PDS'ler: Paparazzi-verfolgt (Paul Prasser, Maren Mettelsiefen, Mandus Craiss)
Von Leuten mit ARD-Jacken umgerannt, von Phoenix-Kameras in den Rücken geschlagen und ZDF ist live dabei. Dietmar Bartsch und Gabi Zimmer versinken im Blitzlichtgewitter. Die Trauben von Journalisten können die beiden Gejagten nur durch Verlassen des Kultur und Kongress-Zentrums abhängen. Da fragt man sich als Jugendpressler schon, wieso über 300 Journalisten, ausgerüstet mit Ü-Wagen, Kameras und mobilen Studios zum Parteitag kamen.
Dies fragten wir erfahrene Journalisten vom Kölner Stadt-Anzeiger, der Deutschen Welle und dem WDR-Radio und ermöglichten ihnen einen Einblick in das Gefühl von Journalisten mit dämlichen Fragen belästigt zu werden.
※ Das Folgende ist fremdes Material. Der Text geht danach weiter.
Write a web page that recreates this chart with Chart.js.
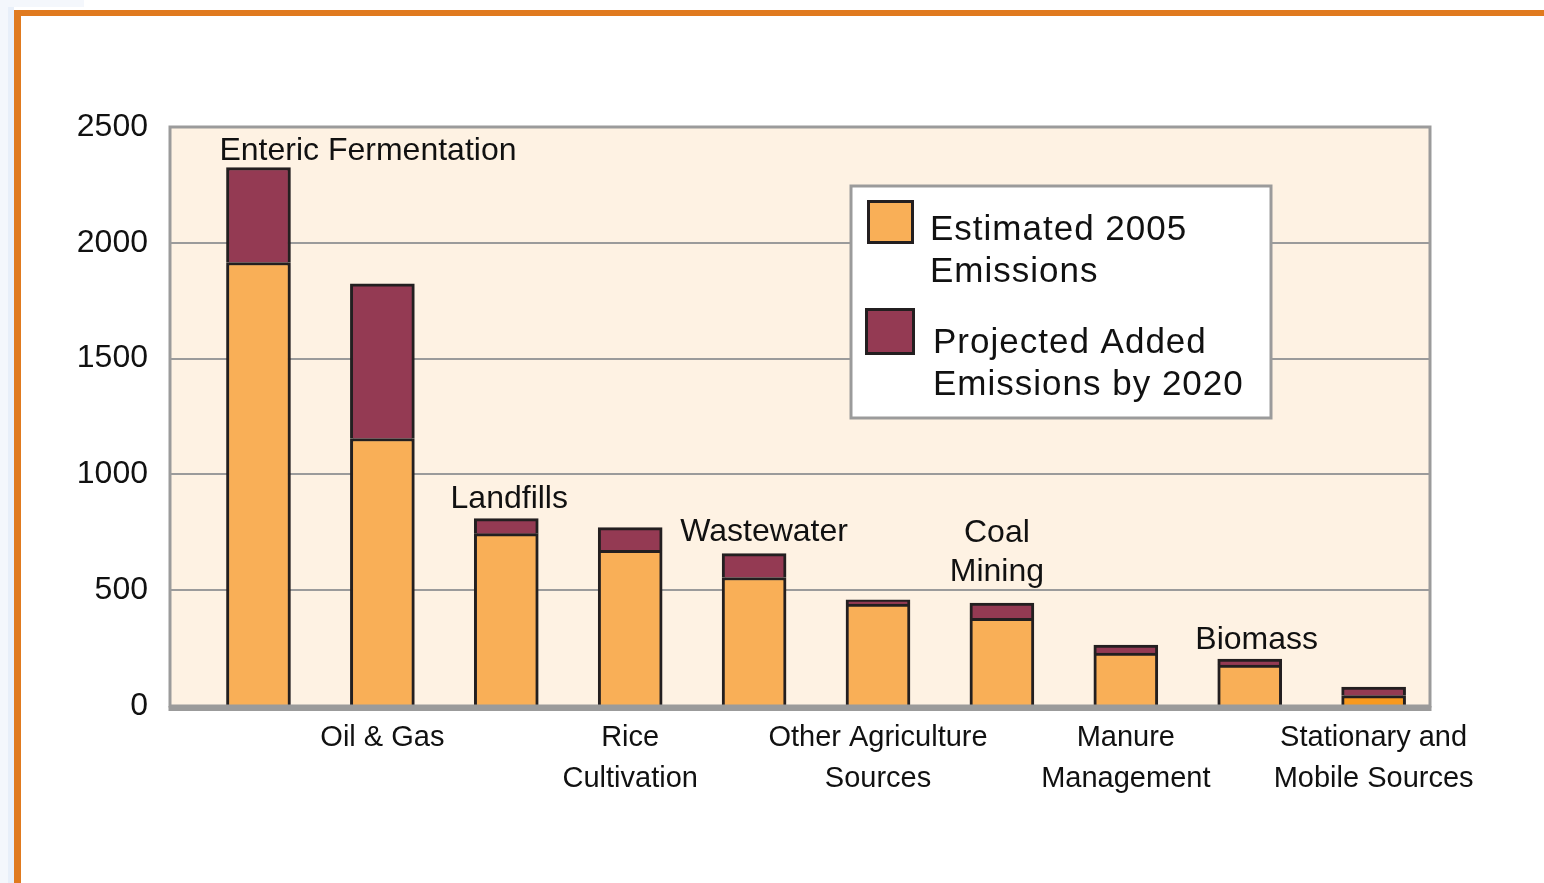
<!DOCTYPE html>
<html><head><meta charset="utf-8">
<script src="https://cdn.jsdelivr.net/npm/chart.js@4.4.1/dist/chart.umd.min.js"></script>
<style>
html,body{margin:0;padding:0;background:#fff;width:1544px;height:883px;overflow:hidden;position:relative}
#stripA{position:absolute;left:0;top:0;width:8px;height:883px;background:#F4F7FC}
#stripB{position:absolute;left:8px;top:0;width:6px;height:883px;background:#E8EFF9}
#stripC{position:absolute;left:0;top:0;width:84px;height:7px;background:#F4F7FC}
#obTop{position:absolute;left:14px;top:10px;width:1530px;height:6px;background:#E07A1F}
#obLeft{position:absolute;left:14px;top:10px;width:7px;height:873px;background:#E07A1F}
#c{position:absolute;left:0;top:0}
</style></head>
<body>
<div id="stripA"></div><div id="stripB"></div><div id="stripC"></div>
<div id="obTop"></div><div id="obLeft"></div>
<canvas id="c" width="1544" height="883"></canvas>
<script>
// ---- data ----
const categories = [
  ['Enteric Fermentation'], ['Oil & Gas'], ['Landfills'], ['Rice', 'Cultivation'],
  ['Wastewater'], ['Other Agriculture', 'Sources'], ['Coal', 'Mining'],
  ['Manure', 'Management'], ['Biomass'], ['Stationary and', 'Mobile Sources']
];
const estimated2005 = [1915, 1155, 744, 672, 555, 440, 379, 228, 177, 45];
const projectedAdded2020 = [410, 668, 65, 98, 103, 18, 65, 35, 26, 37];
const yTickValues = [0, 500, 1000, 1500, 2000, 2500];
const seriesNames = [['Estimated 2005', 'Emissions'], ['Projected Added', 'Emissions by 2020']];

// ---- layout / style (not data) ----
// labels drawn above bars: index, dx from bar centre, dy of last line from bar top, alignment
const aboveLayout = {
  0: {dx: -39, dy: -16, align: 'left'},
  2: {dx: 3, dy: -19, align: 'center'},
  4: {dx: 10, dy: -21, align: 'center'},
  6: {dx: -5, dy: -31, align: 'center'},
  8: {dx: 7, dy: -19, align: 'center'}
};
const ORANGE = '#F9AF57', ORANGE_LAST = '#F7991F', MAROON = '#943A53', EDGE = '#231F20', GRID = '#9B9B9B';

function fontAvailable(name) {
  const c = document.createElement('canvas').getContext('2d');
  const s = 'Oil & Gas Management Wastewater';
  c.font = '40px monospace';
  const a = c.measureText(s).width;
  c.font = '40px "' + name + '", monospace';
  const b = c.measureText(s).width;
  return Math.abs(a - b) > 0.5;
}
const NARROW = fontAvailable('Liberation Sans Narrow');
const catFont = NARROW ? {family: '"Liberation Sans Narrow", sans-serif', size: 35, lineHeight: 1.17}
                       : {family: '"Liberation Sans", Arial, sans-serif', size: 29, lineHeight: 1.42};
const aboveFont = NARROW ? '38px "Liberation Sans Narrow", sans-serif' : '32px "Liberation Sans", Arial, sans-serif';

const framePlugin = {
  id: 'frame',
  beforeDraw(chart) {
    const {ctx, chartArea: a} = chart;
    ctx.save();
    ctx.fillStyle = '#FEF2E3';
    ctx.fillRect(a.left, a.top, a.right - a.left, a.bottom - a.top);
    ctx.restore();
  },
  afterDatasetsDraw(chart) {
    const {ctx, chartArea: a} = chart;
    ctx.save();
    ctx.strokeStyle = GRID;
    ctx.lineWidth = 3;
    ctx.strokeRect(a.left, a.top, a.right - a.left, a.bottom - a.top);
    ctx.fillStyle = GRID;
    ctx.fillRect(a.left - 1.5, a.bottom, a.right - a.left + 3, 5);

    // labels above bars
    const meta = chart.getDatasetMeta(1);
    ctx.fillStyle = '#111';
    ctx.font = aboveFont;
    ctx.textBaseline = 'middle';
    Object.keys(aboveLayout).forEach(k => {
      const i = +k, L = aboveLayout[k], el = meta.data[i];
      const lines = categories[i];
      ctx.textAlign = L.align;
      lines.forEach((t, j) => {
        ctx.fillText(t, el.x + L.dx, el.y + L.dy - (lines.length - 1 - j) * 39);
      });
    });

    // legend box
    const lx = a.left + 681, ly = a.top + 59, lw = 420, lh = 232;
    ctx.fillStyle = '#fff';
    ctx.fillRect(lx, ly, lw, lh);
    ctx.strokeStyle = GRID; ctx.lineWidth = 3;
    ctx.strokeRect(lx, ly, lw, lh);
    const sw = [{x: 16, y: 14, w: 47, h: 44}, {x: 14, y: 122, w: 50, h: 47}];
    const tx = [79, 82], ty = [44, 157];
    chart.data.datasets.forEach((ds, d) => {
      const s = sw[d];
      ctx.fillStyle = d === 0 ? ORANGE : MAROON;
      ctx.fillRect(lx + s.x, ly + s.y, s.w, s.h);
      ctx.strokeStyle = EDGE; ctx.lineWidth = 3;
      ctx.strokeRect(lx + s.x + 1.5, ly + s.y + 1.5, s.w - 3, s.h - 3);
      ctx.fillStyle = '#111';
      ctx.font = '35px "Liberation Sans", Arial, sans-serif';
      if ('letterSpacing' in ctx) ctx.letterSpacing = '1px';
      ctx.textAlign = 'left'; ctx.textBaseline = 'middle';
      seriesNames[d].forEach((t, j) => ctx.fillText(t, lx + tx[d], ly + ty[d] + j * 42));
      if ('letterSpacing' in ctx) ctx.letterSpacing = '0px';
    });
    ctx.restore();
  }
};

const mk = (vals) => categories.map((c, i) => ({x: i + 1, y: vals[i]}));

new Chart(document.getElementById('c'), {
  type: 'bar',
  data: {
    datasets: [
      {label: seriesNames[0].join(' '), data: mk(estimated2005),
       backgroundColor: categories.map((c, i) => i === categories.length - 1 ? ORANGE_LAST : ORANGE),
       borderColor: EDGE, borderWidth: 3, borderSkipped: 'start', barThickness: 64},
      {label: seriesNames[1].join(' '), data: mk(projectedAdded2020),
       backgroundColor: MAROON, borderColor: EDGE, borderWidth: 3, borderSkipped: 'start', barThickness: 64}
    ]
  },
  options: {
    responsive: false, animation: false,
    layout: {padding: {top: 127, right: 114, bottom: 0, left: 0}},
    plugins: {legend: {display: false}, tooltip: {enabled: false}},
    scales: {
      x: {
        type: 'linear', stacked: true, offset: false, min: 0.286, max: 10.455,
        grid: {display: false, drawTicks: false}, border: {display: false},
        afterBuildTicks: s => { s.ticks = categories.map((c, i) => ({value: i + 1})); },
        afterFit: s => { s.height = 883 - 706; },
        ticks: {autoSkip: false, maxRotation: 0, minRotation: 0, padding: 11, color: '#111', font: catFont,
          callback: (v) => { const i = Math.round(v) - 1; return i % 2 === 1 ? categories[i] : ''; }}
      },
      y: {
        stacked: true, min: 0, max: 2500,
        afterBuildTicks: s => { s.ticks = yTickValues.map(v => ({value: v})); },
        afterFit: s => { s.width = 170; },
        grid: {color: GRID, lineWidth: 2, drawTicks: false}, border: {display: false},
        ticks: {padding: 22, color: '#111', font: {family: '"Liberation Sans", Arial, sans-serif', size: 32},
          callback: v => String(v)}
      }
    }
  },
  plugins: [framePlugin]
});
</script>
</body></html>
Sie schienen dies dankbar aufzunehmen und standen uns sofort Rede und Antwort. Die Politikjunkies, auch Alt-Journalisten genannt, konnten sich den großen Medienrummel nur mit dem schlechten Abschneiden der PDS bei der Bundestagswahl und der Neuwahl des Parteivorsitzes erklären.
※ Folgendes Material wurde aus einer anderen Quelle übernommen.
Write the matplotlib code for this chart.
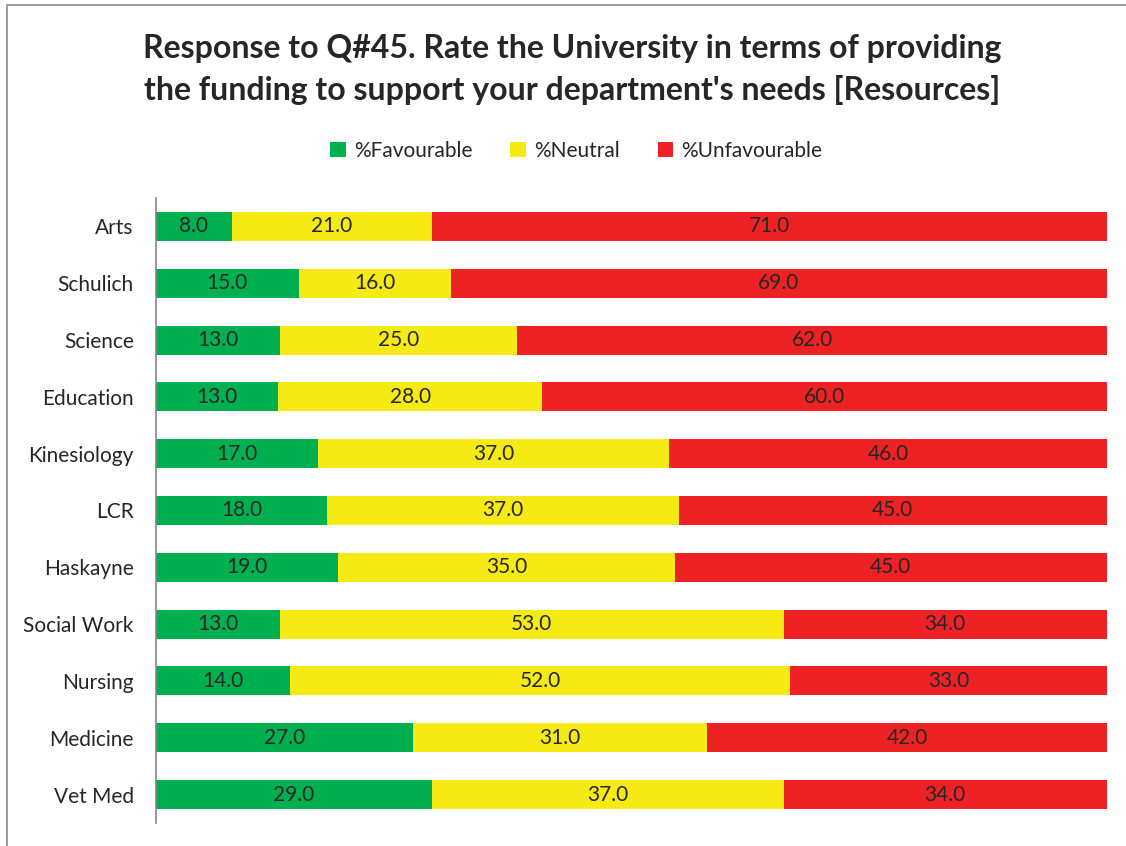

Spannung, Spiel und Schokolade

Die Stimmung im Sitzungssaal lässt sich nur mit Spannung, Spiel und Schokolade beschreiben. Spannung zwischen den Parteiflügeln, Spiele mit der Macht und Schokolade nebenbei. Die Meinungsäußerungen reichten von "Unverschämtheit" über Buh-Rufe bis hin zu Standing Ovations. Besondere Aufregung kam auf, als Roland Claus seine Kandidatur zum Parteivorsitzenden ankündigte. Er konnte seine Rede gerade noch beenden, bevor sich eine Schar von Journalisten auf ihn stürzte. Sie wollten ihn einfach nicht in Ruhe lassen, ein Interview nach dem anderen. „Bitte lächeln“ und noch ein Foto. Die erlösende Parole schrie dann ein überzeugter Genosse mit durchdringender Stimme: „Zurück zu Zucht und Disziplin!“

Sprachbegabt, stark und sexy


Sämtliche Medien, sei es Internet, Zeitung, TV, Radio oder Web, bemühen sich darum, so viele Informationen wie möglich über die Wahl des neuen Parteivorsitzes zu vermitteln. Die Journalisten, Handwerker der öffentlichen Meinung, bringen eine Art Auftragsinteresse zum Parteitag mit, denn die Chefredakteure wollen Fakten, Fakten, Fakten. Um die glamouröse Atmosphäre an einem Beispiel zu demonstrieren, haben wir Angela Marquardt herausgepickt. Wir erlebten Angela als eine der attraktivsten und provokativsten Persönlichkeiten. Die ehemalige Hausbesetzerin aus Greifswald liebt kreative Frisuren (dürfte jedem aufgefallen sein) und Musik von Eminem‚Ton Steine Scherben und Herbert Grönemeyer. Obwohl sie eine facettenreiche und extravagante Frau ist, können wir uns beim besten Willen nicht vorstellen, sie im ‚kleinen Roten’ bei romantischer Ballmusik aufzufinden. Aber man kann ja nicht alles haben. Dafür wirkt sie schlagkräftig. In jeder Hinsicht. „Lenken kann und will ich auch nicht, aber ich kann überzeugen!“ Wir bemerken sofort, dass sie etwas anderes will: Sie will überraschen. Ihr Kommentar „Immer genau das Gegenteil von dem tun, was andere erwarten, das ist auch eine Kunst.“ Nach fünf Minuten Interview ähnelt unser Gespräch eher einem Kaffeeklatsch. Locker und mit ihrer ursprünglich frechen & relaxten Art philosophierte sie über ihren Look und dessen Wirkung. Kurzerhand deklarierten wir ihr Statement zu dem gekonntesten Spruch des Bundesparteitages: „Wieso sollte mein Aussehen jemanden stören? Ich unterstell ja auch nicht einem, der immer einen Anzug trägt, dass er mich provoziert.“

Sendung, SLK und Schluss.

Eines sind wir uns nach dem Gespräch gewiss: Wir würden Angela Marquardt gerne umringt von Journalisten sehen. Vielen Journalisten. Und den passenden Benz-SLK mit Chauffeur. Vielleicht bunt besprayt, damit es auch hübsch individuell bleibt.